I'm equally excited about the Film On Film Foundation's also-beneficial rental of the theatre for a "tripple" bill of Gumby: The Movie, The Adventures Of Mark Twain and Peter Jackson's debut Meet The Feebles. Perhaps improbably, the only one of these I've seen before, years ago, is the Adventures of Mark Twain, a feature-length Will Vinton Claymation that absolutely enchanted me when I was a jaded teenager. (The top image in this post is from the film.) I cannot wait to see it on the big screen and to bring some of my most jaded friends along for the ride.
Advertising campaigns help film festivals and new releases attract audiences. This is why, when the Castro hasn't been four-walled by German Gems or Sketchfest or Noir City or the Silent Film Festival, that venue seems to prefer showing a mediocre (at best, imho) "re-bake" like Tron: Legacy than the kind of programming its staff excels at, but that can be a risky draw for customers, like last year's Samuel Goldwyn tribute or its upcoming set of Alfred Hitchcock's less culturally-canonized films. Sadly, repertory film is threatening to die out in this town, as it has in so many others, and the troubles of the VIZ and the Red Vic are merely the latest symptoms. There's still a great scene to be pieced together if you're willing to put in the effort of calendar-tracking (and if you regularly read my blog, you probably are). What's lacking in San Francisco is a single cinema where every day is a blast from the past. In lieu of that, most minds turn toward the home viewing option when in the mood for a movie released anytime earlier than last month.
I don't know if there's realistically a way to reverse this trend.

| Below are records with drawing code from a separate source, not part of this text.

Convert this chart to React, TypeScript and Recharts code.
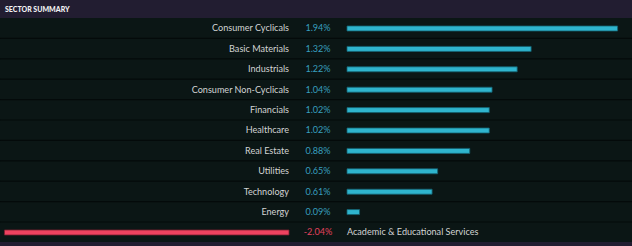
import { BarChart, Bar, XAxis, YAxis } from "recharts";

// sector names and daily change (%)
const SECTORS = [
  "Consumer Cyclicals",
  "Basic Materials",
  "Industrials",
  "Consumer Non-Cyclicals",
  "Financials",
  "Healthcare",
  "Real Estate",
  "Utilities",
  "Technology",
  "Energy",
  "Academic & Educational Services",
];
const CHANGES = [1.94, 1.32, 1.22, 1.04, 1.02, 1.02, 0.88, 0.65, 0.61, 0.09, -2.04];

const BG = "#0b1615";
const HEAD = "#221d31";
const SEP = "#040a0a";
const POS = "#2fb5ce";
const NEG = "#ef4360";
const FONT = "Lato, 'Open Sans', sans-serif";

const W = 632;
const ROW_H = 20.4;
const CHART_H = ROW_H * SECTORS.length;
const AXIS_W = 1;

const data = SECTORS.map((name, i) => ({
  name,
  value: CHANGES[i],
  pos: CHANGES[i] > 0 ? CHANGES[i] : null,
  neg: CHANGES[i] < 0 ? CHANGES[i] : null,
}));

// zero lines and px-per-% (layout only)
const PX = 139.5;
const POS_ZERO = 347;
const NEG_ZERO = 289;
const posDomain = [-(POS_ZERO - AXIS_W) / PX, (W - POS_ZERO) / PX];
const negDomain = [-(NEG_ZERO - AXIS_W) / PX, (W - NEG_ZERO) / PX];

const fmt = (v: number) => `${v.toFixed(2)}%`;

function renderTick(props: any) {
  const { y, payload, index } = props;
  const row = data[index] ?? data.find((d) => d.name === payload.value);
  const neg = row && row.value < 0;
  return (
    <g key={`t-${index}`}>
      {index > 0 && (
        <line x1={0} x2={W} y1={y - ROW_H / 2} y2={y - ROW_H / 2} stroke={SEP} strokeWidth={1.2} />
      )}
      <text
        x={neg ? POS_ZERO : NEG_ZERO}
        y={y}
        dy="0.35em"
        textAnchor={neg ? "start" : "end"}
        fill="#d2d4d4"
        fontSize={9.1}
        fontFamily={FONT}
      >
        {payload.value}
      </text>
      {row && (
        <text
          x={318}
          y={y}
          dy="0.35em"
          textAnchor="middle"
          fill={neg ? "#e2425d" : "#389fbf"}
          fontSize={9.1}
          fontFamily={FONT}
        >
          {fmt(row.value)}
        </text>
      )}
    </g>
  );
}

export default function App() {
  return (
    <div style={{ position: "relative", width: W, height: 246, background: BG, overflow: "hidden" }}>
      <style>{`body{margin:0}`}</style>
      <div
        style={{
          height: 18,
          background: HEAD,
          color: "#f2f2f4",
          fontFamily: FONT,
          fontWeight: 900,
          fontSize: 7,
          lineHeight: "18px",
          paddingLeft: 5,
          letterSpacing: 0,
        }}
      >
        SECTOR SUMMARY
      </div>
      <BarChart
        width={W}
        height={CHART_H}
        data={data}
        layout="vertical"
        margin={{ top: 0, right: 0, bottom: 0, left: 0 }}
        barCategoryGap={0}
        barGap={-5}
      >
        <XAxis xAxisId="pos" type="number" domain={posDomain} allowDataOverflow hide />
        <XAxis xAxisId="neg" type="number" domain={negDomain} allowDataOverflow hide />
        <YAxis
          type="category"
          dataKey="name"
          width={AXIS_W}
          axisLine={false}
          tickLine={false}
          tick={renderTick}
          interval={0}
        />
        <Bar xAxisId="pos" dataKey="pos" barSize={5} fill={POS} stroke="#14606e" strokeWidth={0.8} isAnimationActive={false} />
        <Bar xAxisId="neg" dataKey="neg" barSize={5} fill={NEG} stroke="#7a1f30" strokeWidth={0.8} isAnimationActive={false} />
      </BarChart>
      <div style={{ position: "absolute", left: 0, top: 242, width: W, height: 4, background: HEAD }} />
    </div>
  );
}
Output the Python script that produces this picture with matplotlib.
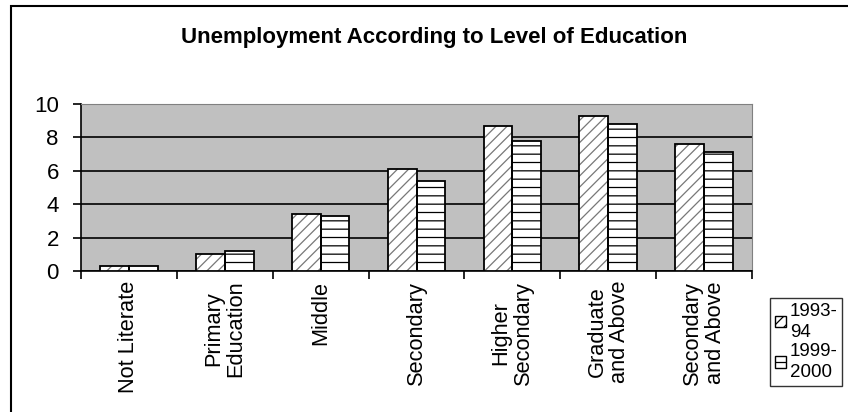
import numpy as np
import matplotlib.pyplot as plt
from matplotlib.patches import Rectangle, Patch

plt.rcParams['font.family'] = ['Liberation Sans', 'DejaVu Sans']
plt.rcParams['hatch.linewidth'] = 0.9

# data
categories = ['Not Literate', 'Primary\nEducation', 'Middle', 'Secondary',
              'Higher\nSecondary', 'Graduate\nand Above', 'Secondary\nand Above']
y1993 = [0.3, 1.0, 3.4, 6.1, 8.7, 9.3, 7.6]
y1999 = [0.3, 1.2, 3.3, 5.4, 7.8, 8.8, 7.1]
series_names = ['1993-\n94', '1999-\n2000']

fig = plt.figure(figsize=(8.48, 4.12), dpi=100)
ax = fig.add_axes([81/848, 1-271/412, (752-81)/848, (271-104)/412])

x = np.arange(len(categories))
w = 0.3
# hatched fills (hatch takes the edge colour), then black outlines on top
ax.bar(x - w/2, y1993, w, color='white', edgecolor='#777777', linewidth=0,
       hatch='///', zorder=3)
ax.bar(x - w/2, y1993, w, fill=False, edgecolor='black', linewidth=1.3, zorder=4)
ax.bar(x + w/2, y1999, w, color='white', edgecolor='black', linewidth=1.3,
       hatch='--', zorder=3)

ax.set_facecolor('#c0c0c0')
ax.set_xlim(-0.5, len(categories) - 0.5)
ax.set_ylim(0, 10)
ax.set_yticks(range(0, 11, 2))
ax.yaxis.grid(True, color='black', linewidth=1.2, zorder=1)
ax.set_axisbelow(True)
ax.set_xticks(np.arange(len(categories) + 1) - 0.5)
ax.set_xticklabels([])
ax.set_xticks(x, minor=True)
ax.set_xticklabels(categories, minor=True, rotation=90, va='top', ha='center',
                   fontsize=15.7, linespacing=1.1)
ax.tick_params(axis='x', which='minor', length=0, pad=7)
ax.tick_params(axis='x', which='major', length=6, width=1.2, direction='out')
ax.tick_params(axis='y', length=6, width=1.2, labelsize=16, pad=10)
ax.spines['left'].set_linewidth(1.2)
ax.spines['bottom'].set_linewidth(1.2)
ax.spines['top'].set_color('#808080')
ax.spines['right'].set_color('#808080')

fig.text(434/848, 1-37/412, 'Unemployment According to Level of Education',
         ha='center', va='center', fontsize=16, fontweight='bold')

# outer chart frame
fig.patches.append(Rectangle((11/848, -0.1), 2, 1.1 - 6/412, transform=fig.transFigure,
                             fill=False, edgecolor='black', linewidth=1.5))

handles = [Patch(facecolor='white', edgecolor='black', hatch='///'),
           Patch(facecolor='white', edgecolor='black', hatch='--')]
leg = fig.legend(handles, series_names, loc='upper left', bbox_to_anchor=(770/848, 1-298/412),
                 fontsize=13.5, frameon=True, fancybox=False, edgecolor='black',
                 handlelength=0.6, handleheight=0.6, handletextpad=0.2, borderpad=0.25,
                 labelspacing=0.15, borderaxespad=0)
for t in leg.get_texts():
    t.set_linespacing(1.3)

fig.savefig('out.png', dpi=100)
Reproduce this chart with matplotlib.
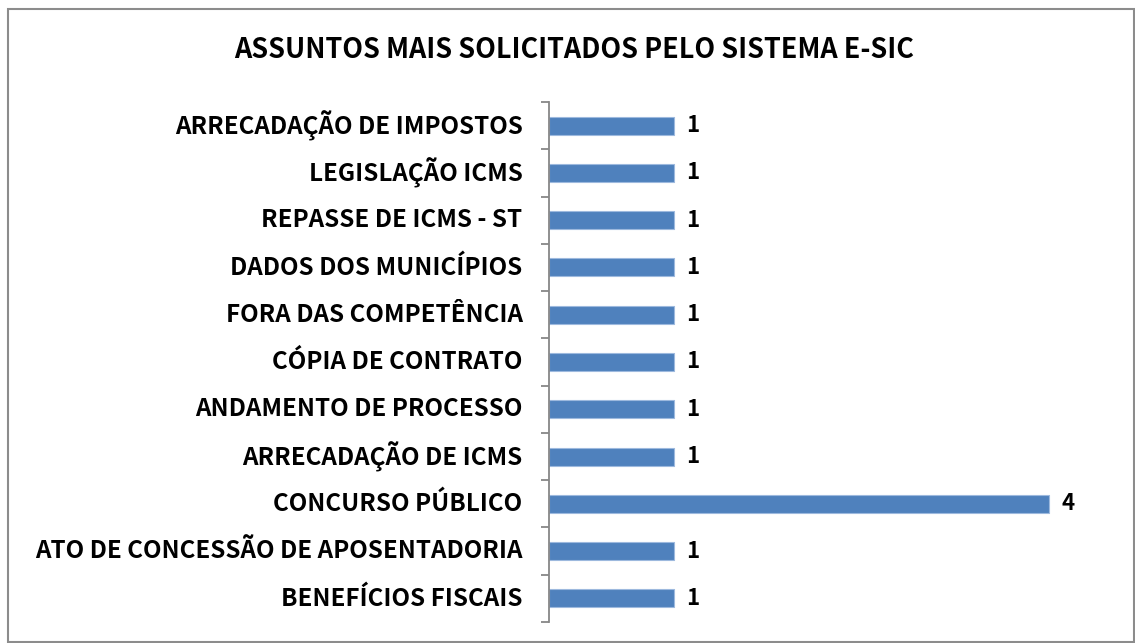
import matplotlib
matplotlib.use('Agg')
import matplotlib.pyplot as plt
from matplotlib.patches import Rectangle
import numpy as np

plt.rcParams['font.family'] = ['Noto Sans CJK JP', 'DejaVu Sans']

assuntos = ['BENEFÍCIOS FISCAIS', 'ATO DE CONCESSÃO DE APOSENTADORIA', 'CONCURSO PÚBLICO',
            'ARRECADAÇÃO DE ICMS', 'ANDAMENTO DE PROCESSO', 'CÓPIA DE CONTRATO',
            'FORA DAS COMPETÊNCIA', 'DADOS DOS MUNICÍPIOS', 'REPASSE DE ICMS - ST',
            'LEGISLAÇÃO ICMS', 'ARRECADAÇÃO DE IMPOSTOS']
pedidos = [1, 1, 4, 1, 1, 1, 1, 1, 1, 1, 1]

fig = plt.figure(figsize=(11.35, 6.43), dpi=100)
fig.patches.append(Rectangle((8/1135, 1/643), 1126/1135, 633/643, transform=fig.transFigure,
                             fill=False, edgecolor='#8c8c8c', linewidth=1.5))
ax = fig.add_axes([549/1135, 21/643, 562/1135, 520/643])

ind = np.arange(len(assuntos))
ax.barh(ind, pedidos, height=0.38, color='#4F81BD', edgecolor='#9DB9DE', linewidth=0.8)
for i, v in zip(ind, pedidos):
    ax.annotate(str(v), (v, i), xytext=(9, 0), textcoords='offset points',
                va='center', ha='left', fontsize=16, fontweight='bold')

ax.set_xlim(0, 4.5)
ax.set_ylim(-0.5, len(assuntos) - 0.5)
ax.set_yticks(ind)
ax.set_yticklabels(assuntos, fontsize=17.4, fontweight='bold', va='center')
ax.set_yticks(np.arange(-0.5, len(assuntos)), minor=True)
ax.tick_params(axis='y', which='major', length=0, pad=19)
ax.tick_params(axis='y', which='minor', length=6, width=1.3, color='#878787')
ax.set_xticks([])
for s in ['top', 'right', 'bottom']:
    ax.spines[s].set_visible(False)
ax.spines['left'].set_color('#878787')
ax.spines['left'].set_linewidth(1.3)

fig.text(574/1135, 1 - 50/643, 'ASSUNTOS MAIS SOLICITADOS PELO SISTEMA E-SIC',
         ha='center', va='center', fontsize=19.4, fontweight='bold')

plt.savefig('out.png')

If all the Netflix subscribers who canceled their accounts in favor of a free service like the public library, used the money saved to visit a theater for a movie or two per month that they otherwise wouldn't have gone to, places like the Red Vic might thrive. I'm not much of one for New Year's Resolutions, but in 2011, I hope to share more of my favorite films and theatres with friends and acquaintences that I don't normally see at the movies. Why didn't I think of this before?